Aposto que foram poucos os fãs que tentaram decifrar as conexões entre Drive, Losing my religion, Everybody hurts, Imitation of life e Barack Obama. Eu estava perdido nas minhas memórias de adolescente, e num determinado momento parecia até que aquele show tinha sido planejado para a minha geração, que acompanhou o R.E.M. a partir de Out of time. Foram nada menos que cinco faixas de Automatic for the people (entre elas, a obra-prima Sweetness follows) e três de Monster (Let me in, escrita em homenagem a Kurt Cobain, ganhou uma surpreendente versão acústica). O que eles querem com isso?
Talvez nada muito complicado. Ao vivo, o R.E.M. é um animal em extinção: uma banda madura o suficiente para interpretar e modelar o próprio repertório por caminhos nada previsíveis (mesmo quando tocam as músicas que todos querem ouvir). Quem imaginaria que as canções de Accelerate, quase anêmicas, combinariam tão bem com as de Automatic for the people? E que as de Monster, como I took your name, parecem extremamente sofisticadas perto das novas faixas? Eu não tinha pensado no assunto.
Se o R.E.M. é um dinossauro do pop (e não no mau sentido: é que hoje simplesmente não há habitat para bandas tão grandes), como fica Michael Stipe? Taí um vocalista completo, quase ultrapassado (até no discurso político, em desuso), um mestre de cerimônias que toma as rédeas do espetáculo sem se deixar vencer por ele – ele dialoga constantemente com o público, brinca com a pose de superstar, tem consciência absoluta da dimensão do próprio ofício (que Kaiser Chiefs tome anotações).
Desde New adventures in Hi-fi, não há um único álbum do R.E.M. capaz de ilustrar o imenso potencial criativo da banda ou o gênio de Michael Stipe. No palco, tudo passa a fazer sentido. O grande momento do show, o que sintetiza o trio, é Man on the moon: versos maravilhosamente literários e lotados de referências pop e políticas (que citam Elvis Presley e Andy Kaufman) cantarolados com facilidade por uma multidão. Se não estivessemos tão saturados de Losing my religion e It’s the end of the world (as we know it), notaríamos nessas músicas essa mesma qualidade: mesmo nos momentos mais acessíveis, o R.E.M. nunca cobrou barato do público (e não falo dos R$ 200 cobrados pela produção do evento), nunca se fez de bobo.
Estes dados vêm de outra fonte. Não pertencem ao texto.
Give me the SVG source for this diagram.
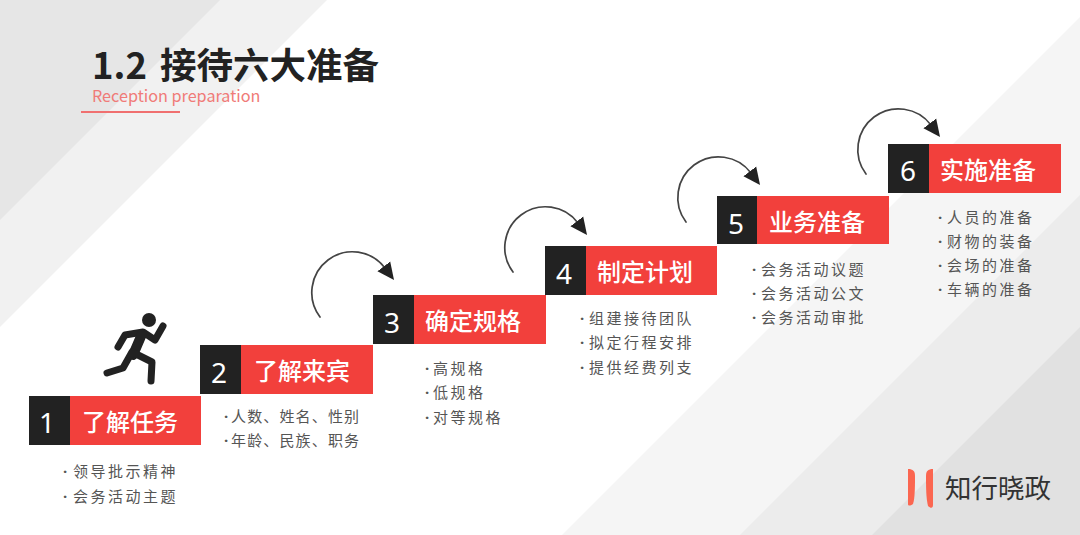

Juntas, as 25 canções do set list também sublinham o gosto da banda pelos momentos mais emotivos, delicados, com melodias que estão à altura do lado cerebral das composições (e essa batalha o R.E.M. trava desde o primeiro disco): Everybody hurts, uma das letras mais simples deles, é também a mais devastadora. O impacto de Drive se mede pelo acúmulo de versos que se repetem feito um mantra. E The one I love chega a destoar do conjunto verborrágico de Document, um álbum que, apesar de tão político, foi pouco lembrado no show (e não teve nada de Around the sun, felizmente).
Sem o neon da turnê de Up, o R.E.M. de Accelerate é preto no branco: uma banda lúcida, perene e relevante num mundo pop que devora a si mesmo a cada frame (atenção ao telão!). De um monumento, impossível cobrar mais que isso.
PS: Tudo isso para tentar convencê-los de que não caí no choro em What’s the frequency, Kenneth? à toa, ok?